Maybe you could just do collective effects. Like, have a “policy grudges” effect that groups all of that together. If you wanna figure out why it is what it is, you can refer to the history which should show recent policy changes accordingly.
Such a cumulative version could also help with those event decisions that stay permanently and stack. Instead of having a hundred “airport expansion” lines in there, it could be a single line but the effect strength just keeps going up each time. (tbh almost all of these should decay anyway. It often doesn’t make sense that they seemingly stay forever. For the same reason as this policy blowback stuff.
Most events already do but some stack indefinitely for some reason)
Maybe there could also be a, like, longerm/shortterm mechanic.
Basically, even as there is gonna be immediate blowback, people also will have an “average” opinion of you over time. Just because you did a single thing they disliked doesn’t mean they’ll immediately flee to the opposition which may well do worse things on average.
(Although that’s a bit underdefined in general in this game right now. “The opposition” is just a very abstract notion of “where voters go if they don’t like you”, which captures only very roughly what really happens. Usually, the biggest two parties are pretty close to center, one slightly left, one slightly right, but actually with substantial overlap, because they need to cater to the average voter.
It’s the same as how stores end up opening in the same spots. The fringes are gonna vote for you as the lesser evil so you don’t have to cater to them too much. The undecisive central voters are where you can most strongly move the needle.

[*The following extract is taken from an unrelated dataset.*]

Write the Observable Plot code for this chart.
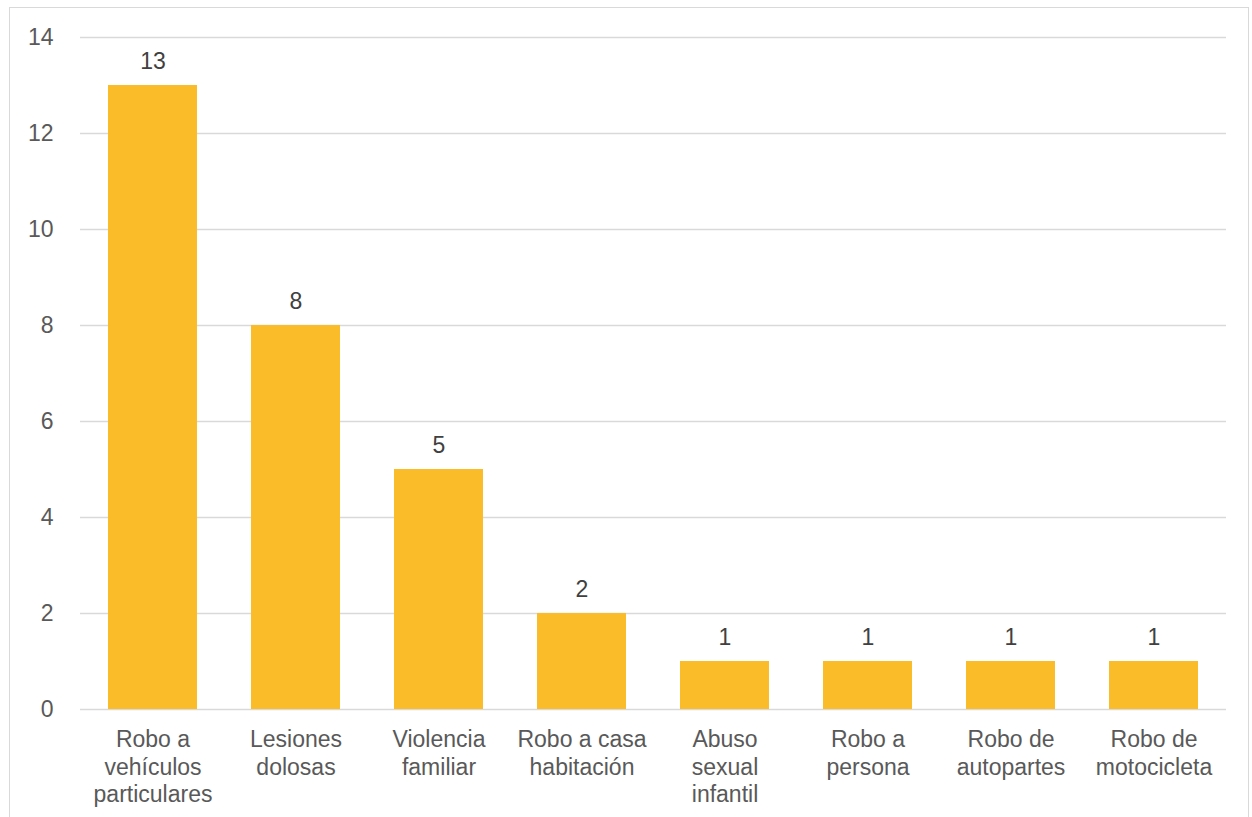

If one of those fringe people is pissed off by a thing you do to cater to the block of voters who are ideologically close to the center, so long as there isn’t a sufficiently large party closer to the fringe, they won’t abandon your party for the opposition. And that kind of thing currently isn’t captured at all.
I’m saying this because I’m a bit afraid this blowback mechanic might overcorrect and make the popularity way too unpredictive of electoral success. If it just flings around wildly all the time, you may think you have near 100% approval so you allow yourself one tougher policy closer to election day and suddenly you drop to near 0 'cause you pissed everybody off so much…
It’d be realistic, yes. And I think it’d also be manageable by interface. I think I’d like this to be a mechanic. But I’m not entirely sure the way approval is currently translated into votes would make it work out.